Prize Recipient


Recipient Picture

Carlos R. Ordóñez
University of Houston

Citation:

"For outstanding and impactful seminal research in different areas of physics and, in parallel, for being a dedicated advocate for advancement in physics in Latin America and in the Hispanic Community in the USA."

Background:

Carlos R. Ordóñez got his B.S. in physics with honors at the University of Panama in 1979 and his Ph.D. in physics at the University of Texas in 1986. He has taught and done research at the University of Texas at Austin; The Rockefeller University; New York University; Vanderbilt University; The Institute for Advanced Study at Princeton; The Kavli Institute for Theoretical Physics at the University of Santa Barbara; the University of Houston and has had short-term visits to many other institutions in the US, Europe and Latin America.

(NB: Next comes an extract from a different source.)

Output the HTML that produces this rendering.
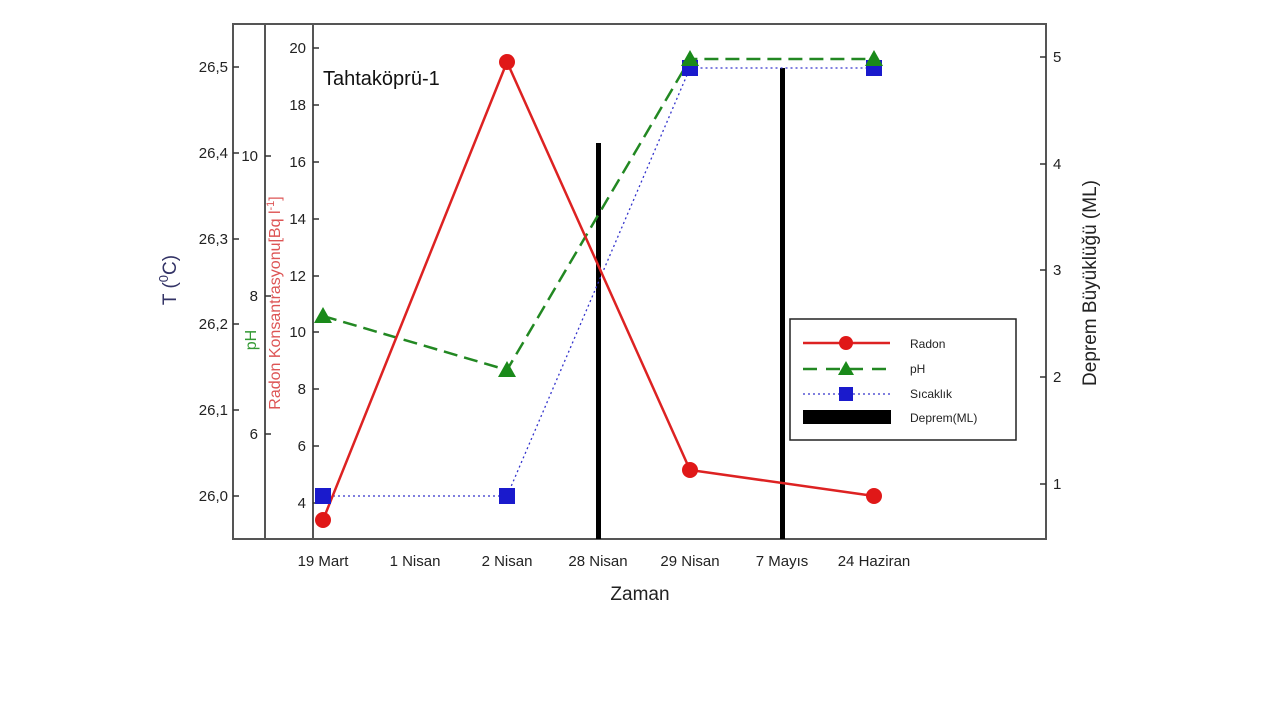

He has been a World Laboratory Fellow, a Simon Guggenheim Fellow and is a Fellow of the American Physical Society, and is a founding member of the National Society of Hispanic Physicists. He received the John Wheatley Award by the American Physical Society in 2009. He directed a Pan-American World Laboratory Center at the University of Houston from 1998-2006 and is the current director of the University of Houston-ICTP (International Center for Theoretical Physics, Trieste) program. He does research in high-energy theory with emphasis on quantum field theory and aspects of quantum gravity and black hole thermodynamics, mainly from the perspective of conformal quantum mechanics. He has made important contributions to theoretical nuclear physics (chiral lagrangian approach). During the last decade, he has studied the impact of quantum scaling anomalies in lower-dimensional ultracold Fermi gases and is currently doing research on the intersection of black hole physics, quantum optics and quantum information.